-- Exercise input start --

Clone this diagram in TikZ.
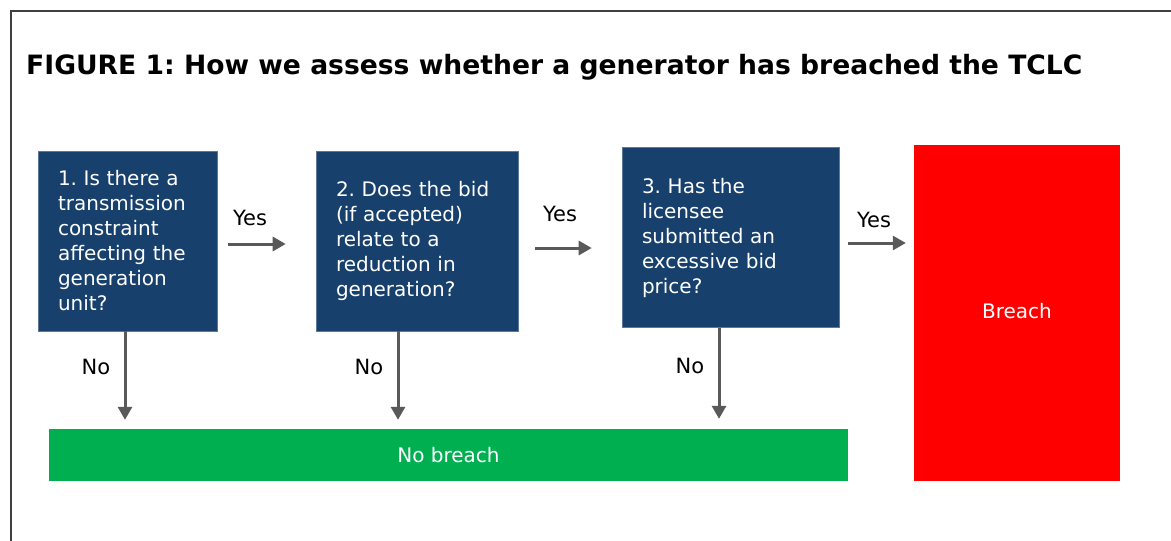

-- Exercise input end --
-- Exercise input start --

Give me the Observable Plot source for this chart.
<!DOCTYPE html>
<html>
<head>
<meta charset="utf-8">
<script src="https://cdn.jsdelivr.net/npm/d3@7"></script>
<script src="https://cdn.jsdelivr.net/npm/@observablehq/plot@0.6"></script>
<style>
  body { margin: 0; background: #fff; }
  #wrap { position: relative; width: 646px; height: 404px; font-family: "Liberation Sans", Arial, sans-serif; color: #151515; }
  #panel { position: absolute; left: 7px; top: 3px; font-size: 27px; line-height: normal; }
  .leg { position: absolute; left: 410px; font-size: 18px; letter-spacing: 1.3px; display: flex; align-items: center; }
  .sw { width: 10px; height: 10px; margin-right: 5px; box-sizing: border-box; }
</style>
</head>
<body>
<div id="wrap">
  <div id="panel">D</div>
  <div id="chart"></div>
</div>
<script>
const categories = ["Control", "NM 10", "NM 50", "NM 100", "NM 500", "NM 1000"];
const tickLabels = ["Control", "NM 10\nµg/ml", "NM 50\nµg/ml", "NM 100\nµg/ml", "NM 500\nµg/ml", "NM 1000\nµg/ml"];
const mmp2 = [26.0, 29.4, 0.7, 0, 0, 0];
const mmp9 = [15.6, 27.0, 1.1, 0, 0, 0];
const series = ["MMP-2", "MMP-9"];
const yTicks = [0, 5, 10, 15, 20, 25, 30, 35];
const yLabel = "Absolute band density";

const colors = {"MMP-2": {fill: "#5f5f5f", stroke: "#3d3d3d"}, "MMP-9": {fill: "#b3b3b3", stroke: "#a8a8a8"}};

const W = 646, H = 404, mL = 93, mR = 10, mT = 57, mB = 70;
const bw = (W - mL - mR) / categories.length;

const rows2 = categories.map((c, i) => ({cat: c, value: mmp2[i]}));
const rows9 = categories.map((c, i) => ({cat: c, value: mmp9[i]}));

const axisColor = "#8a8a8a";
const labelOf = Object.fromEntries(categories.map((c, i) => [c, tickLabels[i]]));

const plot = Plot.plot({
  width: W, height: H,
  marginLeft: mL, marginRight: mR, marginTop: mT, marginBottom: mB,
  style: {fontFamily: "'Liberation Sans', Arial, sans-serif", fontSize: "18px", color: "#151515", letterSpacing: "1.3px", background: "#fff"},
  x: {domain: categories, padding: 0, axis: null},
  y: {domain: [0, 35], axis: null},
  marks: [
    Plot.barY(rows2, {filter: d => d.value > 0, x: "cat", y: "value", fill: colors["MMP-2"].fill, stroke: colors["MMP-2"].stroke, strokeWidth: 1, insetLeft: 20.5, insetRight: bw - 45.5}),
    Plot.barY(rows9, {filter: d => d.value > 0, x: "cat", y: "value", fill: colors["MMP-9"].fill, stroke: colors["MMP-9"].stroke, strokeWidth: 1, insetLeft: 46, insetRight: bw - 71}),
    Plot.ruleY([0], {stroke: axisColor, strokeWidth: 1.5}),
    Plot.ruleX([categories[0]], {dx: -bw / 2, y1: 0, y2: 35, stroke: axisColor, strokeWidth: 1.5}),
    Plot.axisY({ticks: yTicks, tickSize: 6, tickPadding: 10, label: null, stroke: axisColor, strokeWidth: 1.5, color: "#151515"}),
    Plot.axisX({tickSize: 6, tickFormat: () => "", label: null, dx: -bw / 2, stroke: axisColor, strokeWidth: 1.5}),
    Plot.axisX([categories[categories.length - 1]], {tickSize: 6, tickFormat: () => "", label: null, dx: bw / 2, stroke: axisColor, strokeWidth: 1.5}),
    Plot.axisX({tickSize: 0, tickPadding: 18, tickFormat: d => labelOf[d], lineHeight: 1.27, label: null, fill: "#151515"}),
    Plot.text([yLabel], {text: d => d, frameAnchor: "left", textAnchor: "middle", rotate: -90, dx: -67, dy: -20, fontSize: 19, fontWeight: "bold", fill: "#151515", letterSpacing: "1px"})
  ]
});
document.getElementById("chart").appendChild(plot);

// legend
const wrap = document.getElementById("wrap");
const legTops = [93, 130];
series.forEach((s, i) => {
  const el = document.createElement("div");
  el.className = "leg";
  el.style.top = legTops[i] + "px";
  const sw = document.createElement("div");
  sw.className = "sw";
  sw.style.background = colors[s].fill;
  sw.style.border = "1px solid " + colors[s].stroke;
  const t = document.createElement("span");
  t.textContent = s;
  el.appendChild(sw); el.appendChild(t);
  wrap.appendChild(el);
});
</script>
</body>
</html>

-- Exercise input end --
-- Exercise input start --

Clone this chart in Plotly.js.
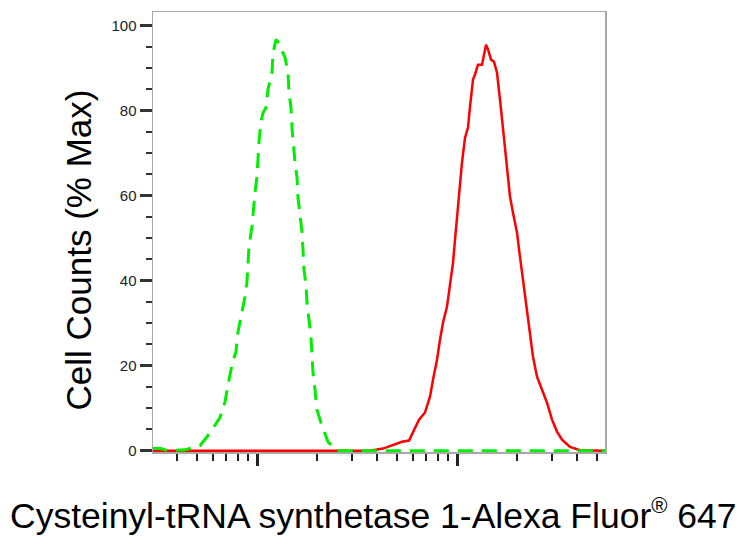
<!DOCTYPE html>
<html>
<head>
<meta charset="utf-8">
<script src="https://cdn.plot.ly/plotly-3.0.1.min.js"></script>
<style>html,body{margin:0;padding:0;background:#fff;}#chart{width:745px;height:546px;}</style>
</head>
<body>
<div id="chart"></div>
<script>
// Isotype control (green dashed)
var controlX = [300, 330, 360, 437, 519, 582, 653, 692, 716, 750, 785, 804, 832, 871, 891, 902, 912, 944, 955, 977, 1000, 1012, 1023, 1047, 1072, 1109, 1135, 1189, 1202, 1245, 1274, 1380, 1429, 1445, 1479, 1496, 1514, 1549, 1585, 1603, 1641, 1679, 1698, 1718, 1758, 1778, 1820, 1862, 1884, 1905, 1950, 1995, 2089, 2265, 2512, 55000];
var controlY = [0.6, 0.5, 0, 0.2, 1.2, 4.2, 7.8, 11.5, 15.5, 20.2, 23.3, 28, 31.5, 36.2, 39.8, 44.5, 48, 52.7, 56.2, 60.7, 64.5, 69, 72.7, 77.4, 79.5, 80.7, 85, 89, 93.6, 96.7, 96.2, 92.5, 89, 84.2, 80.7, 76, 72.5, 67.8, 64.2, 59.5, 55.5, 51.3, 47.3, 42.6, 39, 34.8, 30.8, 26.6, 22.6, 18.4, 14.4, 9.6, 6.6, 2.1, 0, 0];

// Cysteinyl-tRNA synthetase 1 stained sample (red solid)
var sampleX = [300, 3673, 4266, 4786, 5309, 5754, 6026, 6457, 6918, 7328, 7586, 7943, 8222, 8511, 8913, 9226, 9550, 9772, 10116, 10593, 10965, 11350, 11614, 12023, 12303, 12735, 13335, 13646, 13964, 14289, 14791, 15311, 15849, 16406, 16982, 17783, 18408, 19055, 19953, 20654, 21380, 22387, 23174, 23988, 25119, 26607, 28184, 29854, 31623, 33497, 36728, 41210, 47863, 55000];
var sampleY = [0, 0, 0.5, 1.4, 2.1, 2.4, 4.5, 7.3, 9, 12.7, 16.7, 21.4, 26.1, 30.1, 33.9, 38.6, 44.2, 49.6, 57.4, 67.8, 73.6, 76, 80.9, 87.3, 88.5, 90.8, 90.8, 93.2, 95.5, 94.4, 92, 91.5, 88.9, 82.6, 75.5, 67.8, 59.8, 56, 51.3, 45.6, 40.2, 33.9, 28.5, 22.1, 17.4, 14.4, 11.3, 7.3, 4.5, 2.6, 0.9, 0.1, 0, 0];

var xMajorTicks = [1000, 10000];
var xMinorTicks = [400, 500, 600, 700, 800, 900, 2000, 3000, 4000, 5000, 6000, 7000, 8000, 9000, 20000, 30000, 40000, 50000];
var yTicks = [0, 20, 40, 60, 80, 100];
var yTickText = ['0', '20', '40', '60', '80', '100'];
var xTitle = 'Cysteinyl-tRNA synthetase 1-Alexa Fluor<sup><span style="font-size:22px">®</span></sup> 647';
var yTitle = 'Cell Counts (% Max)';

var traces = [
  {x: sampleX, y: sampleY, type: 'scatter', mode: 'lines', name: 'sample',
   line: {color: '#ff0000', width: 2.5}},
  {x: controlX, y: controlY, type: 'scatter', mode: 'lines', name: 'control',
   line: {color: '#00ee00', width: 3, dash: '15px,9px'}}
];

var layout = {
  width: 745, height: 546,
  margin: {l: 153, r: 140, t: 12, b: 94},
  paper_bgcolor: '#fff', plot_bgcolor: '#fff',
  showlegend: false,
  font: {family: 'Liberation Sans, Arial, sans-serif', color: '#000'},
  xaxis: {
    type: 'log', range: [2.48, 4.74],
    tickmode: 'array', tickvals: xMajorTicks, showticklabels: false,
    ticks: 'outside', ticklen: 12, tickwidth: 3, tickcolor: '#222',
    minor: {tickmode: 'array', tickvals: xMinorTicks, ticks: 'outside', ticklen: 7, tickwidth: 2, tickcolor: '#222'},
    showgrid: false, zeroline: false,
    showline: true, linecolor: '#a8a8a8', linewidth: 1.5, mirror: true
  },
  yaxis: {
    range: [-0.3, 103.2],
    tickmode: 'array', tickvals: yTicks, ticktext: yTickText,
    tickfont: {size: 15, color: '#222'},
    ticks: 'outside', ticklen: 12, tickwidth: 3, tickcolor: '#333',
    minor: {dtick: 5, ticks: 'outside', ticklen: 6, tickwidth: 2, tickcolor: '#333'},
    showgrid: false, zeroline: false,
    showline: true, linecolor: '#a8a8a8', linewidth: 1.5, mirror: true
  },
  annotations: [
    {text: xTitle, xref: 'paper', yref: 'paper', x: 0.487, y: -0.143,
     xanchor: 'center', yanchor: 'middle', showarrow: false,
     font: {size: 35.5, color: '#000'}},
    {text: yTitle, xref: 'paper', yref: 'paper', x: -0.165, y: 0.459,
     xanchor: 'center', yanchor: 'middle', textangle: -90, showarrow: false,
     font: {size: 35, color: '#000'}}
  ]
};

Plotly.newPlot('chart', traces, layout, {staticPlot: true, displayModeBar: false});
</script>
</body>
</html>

-- Exercise input end --

Work to be completed> Using the entries above, extract exactly the span from the line with "Give me the" to the line with "const rows9 = categories.map((c, i)", both lines included; leave out everything else.

Result of the task>
Give me the Observable Plot source for this chart.
<!DOCTYPE html>
<html>
<head>
<meta charset="utf-8">
<script src="https://cdn.jsdelivr.net/npm/d3@7"></script>
<script src="https://cdn.jsdelivr.net/npm/@observablehq/plot@0.6"></script>
<style>
  body { margin: 0; background: #fff; }
  #wrap { position: relative; width: 646px; height: 404px; font-family: "Liberation Sans", Arial, sans-serif; color: #151515; }
  #panel { position: absolute; left: 7px; top: 3px; font-size: 27px; line-height: normal; }
  .leg { position: absolute; left: 410px; font-size: 18px; letter-spacing: 1.3px; display: flex; align-items: center; }
  .sw { width: 10px; height: 10px; margin-right: 5px; box-sizing: border-box; }
</style>
</head>
<body>
<div id="wrap">
  <div id="panel">D</div>
  <div id="chart"></div>
</div>
<script>
const categories = ["Control", "NM 10", "NM 50", "NM 100", "NM 500", "NM 1000"];
const tickLabels = ["Control", "NM 10\nµg/ml", "NM 50\nµg/ml", "NM 100\nµg/ml", "NM 500\nµg/ml", "NM 1000\nµg/ml"];
const mmp2 = [26.0, 29.4, 0.7, 0, 0, 0];
const mmp9 = [15.6, 27.0, 1.1, 0, 0, 0];
const series = ["MMP-2", "MMP-9"];
const yTicks = [0, 5, 10, 15, 20, 25, 30, 35];
const yLabel = "Absolute band density";

const colors = {"MMP-2": {fill: "#5f5f5f", stroke: "#3d3d3d"}, "MMP-9": {fill: "#b3b3b3", stroke: "#a8a8a8"}};

const W = 646, H = 404, mL = 93, mR = 10, mT = 57, mB = 70;
const bw = (W - mL - mR) / categories.length;

const rows2 = categories.map((c, i) => ({cat: c, value: mmp2[i]}));
const rows9 = categories.map((c, i) => ({cat: c, value: mmp9[i]}));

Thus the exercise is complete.